Anti-
cancer peptides (ACPs) are small cationic and hydrophobic
peptides that are more toxic to
cancer cells than normal cells. ACPs kill
cancer cells by causing irreparable membrane damage and cell lysis, or by inducing apoptosis. Direct-acting ACPs do not bind to a unique receptor, but are rather attracted to several different molecules on the surface of
cancer cells. Here we report that an amidated
wasp venom peptide,
Mastoparan, exhibited potent anti-
cancer activities toward
leukemia (IC50~8-9.2μM), myeloma (IC50~11μM), and
breast cancer cells (IC50~20-24μM), including multidrug resistant and slow growing
cancer cells. Importantly, the potency and mechanism of
cancer cell killing was related to the amidation of the C-terminal carboxyl group.

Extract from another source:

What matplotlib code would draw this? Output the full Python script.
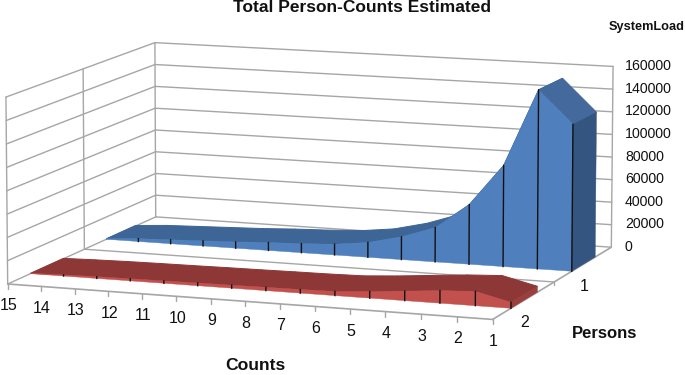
import numpy as np
import matplotlib
matplotlib.use("Agg")
import matplotlib.pyplot as plt
from matplotlib.patches import Polygon

# values per count, listed from 15 down to 1
counts = [15, 14, 13, 12, 11, 10, 9, 8, 7, 6, 5, 4, 3, 2, 1]
persons = [1, 2]
load_one = [500, 2500, 3500, 4500, 5500, 7000, 8000, 9500, 13000, 20000, 30000, 52000, 88000, 155000, 127000]
load_two = [300, 1000, 1500, 1800, 2000, 2300, 2500, 2800, 3000, 3500, 5500, 8000, 10500, 12000, 5000]
load_ticks = [0, 20000, 40000, 60000, 80000, 100000, 120000, 140000, 160000]
ZMAX = 160000.0

plt.rcParams["font.family"] = ["Liberation Sans", "DejaVu Sans"]

# camera fitted from the box corners: (count pos, depth, height) -> pixel
box3d = [(0, 0, 0), (14, 0, 0), (14, 2, 0), (0, 2, 0), (0, 2, 1), (14, 2, 1), (0, 0, 1), (0, 1, 0), (0, 1, 1)]
box2d = [(8, 284), (493, 319), (611, 248), (156.7, 216.7), (155, 42), (613, 66), (6, 97), (83, 249), (83, 70)]

rows, rhs = [], []
for (x, y, z), (px, py) in zip(box3d, box2d):
    rows.append([x, y, z, 1, 0, 0, 0, 0, -px * x, -px * y, -px * z])
    rhs.append(px)
    rows.append([0, 0, 0, 0, x, y, z, 1, -py * x, -py * y, -py * z])
    rhs.append(py)
cam = np.linalg.lstsq(np.array(rows, float), np.array(rhs, float), rcond=None)[0]
cam = np.append(cam, 1.0).reshape(3, 4)


def project(x, y, load):
    p = cam @ np.array([x, y, load / ZMAX, 1.0])
    return p[0] / p[2], p[1] / p[2]


def draw_series(ax, values, front, back, top_color, last_top, face_color, side_color):
    xs = np.arange(len(values))
    # top ribbon, drawn first so the front face covers the hidden parts
    for i in xs[:-1]:
        pts = [project(i, back, values[i]), project(i + 1, back, values[i + 1]),
               project(i + 1, front, values[i + 1]), project(i, front, values[i])]
        col = last_top if i == xs[-2] else top_color
        ax.add_patch(Polygon(pts, closed=True, fc=col, ec=col, lw=0.7, zorder=3))
    face = [project(i, front, 0) for i in xs] + [project(i, front, values[i]) for i in xs[::-1]]
    ax.add_patch(Polygon(face, closed=True, fc=face_color, ec=face_color, lw=0.3, zorder=4))
    side = [project(xs[-1], front, 0), project(xs[-1], back, 0),
            project(xs[-1], back, values[-1]), project(xs[-1], front, values[-1])]
    ax.add_patch(Polygon(side, closed=True, fc=side_color, ec=side_color, lw=0.3, zorder=4))
    for i in xs[1:]:
        a = project(i, front, 0)
        b = project(i, front, values[i])
        ax.plot([a[0], b[0]], [a[1], b[1]], color="#111111", lw=1.0, zorder=5)


def seg(ax, p, q, lw=1.0):
    ax.plot([p[0], q[0]], [p[1], q[1]], color="#a6a6a6", lw=lw, zorder=1, solid_capstyle="round")


fig = plt.figure(figsize=(6.85, 3.75), dpi=100)
ax = fig.add_axes([0, 0, 1, 1])
ax.set_xlim(0, 685)
ax.set_ylim(375, 0)
ax.axis("off")

# walls
for t in load_ticks:
    seg(ax, project(0, 2, t), project(14, 2, t))
    seg(ax, project(0, 0, t), project(0, 2, t))
for d in [0, 1, 2]:
    seg(ax, project(0, d, 0), project(0, d, ZMAX))
seg(ax, project(14, 2, 0), project(14, 2, ZMAX))

# floor
seg(ax, project(0, 1, 0), project(14, 1, 0))
seg(ax, project(0, 0, 0), project(14, 0, 0), lw=1.2)
seg(ax, project(14, 0, 0), project(14, 2, 0), lw=1.2)

draw_series(ax, load_one, 1.30, 1.71, "#3d6596", "#44699c", "#4f80bd", "#34557f")
draw_series(ax, load_two, 0.29, 0.72, "#8d3736", "#8d3736", "#c2504d", "#9a3f3d")

# count axis
for i, c in enumerate(counts):
    px, py = project(i, 0, 0)
    seg(ax, (px, py), (px, py + 5))
    ax.text(px + 1, py + 22, str(c), fontsize=11.5, ha="center", va="center", color="#111111")

# persons axis
seg(ax, project(14, 1, 0), (project(14, 1, 0)[0], project(14, 1, 0)[1] + 3))
for p, d in zip(persons, [1.5, 0.5]):
    px, py = project(14, d, 0)
    ax.text(px + 1, py + 22, str(p), fontsize=11.5, ha="center", va="center", color="#111111")

# load axis
for t in load_ticks:
    px, py = project(14, 2, t)
    ax.text(625, py - 0.5, str(t), fontsize=10.2, ha="left", va="center", color="#111111")

ax.text(362, 8, "Total Person-Counts Estimated", fontsize=12.5, fontweight="bold", ha="center", va="center", color="#111111")
ax.text(647, 27, "SystemLoad", fontsize=9.2, fontweight="bold", ha="center", va="center", color="#111111")
ax.text(255, 365, "Counts", fontsize=12.6, fontweight="bold", ha="center", va="center", color="#111111")
ax.text(605, 333, "Persons", fontsize=12, fontweight="bold", ha="center", va="center", color="#111111")

fig.savefig("out.png", dpi=100)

Mastoparan was less toxic to normal cells than it was to
cancer cells (e.g., IC50 to PBMC=48μM).
Mastoparan killed
cancer cells by a lytic mechanism. Moreover,
Mastoparan enhanced
etoposide-induced cell death in vitro. Our data also suggest that
Mastoparan and
gemcitabine work synergistically in a mouse model of mammary
carcinoma. Collectively, these data demonstrate that
Mastoparan is a broad-spectrum, direct-acting ACP that warrants additional study as a new therapeutic agent for the treatment of various
cancers.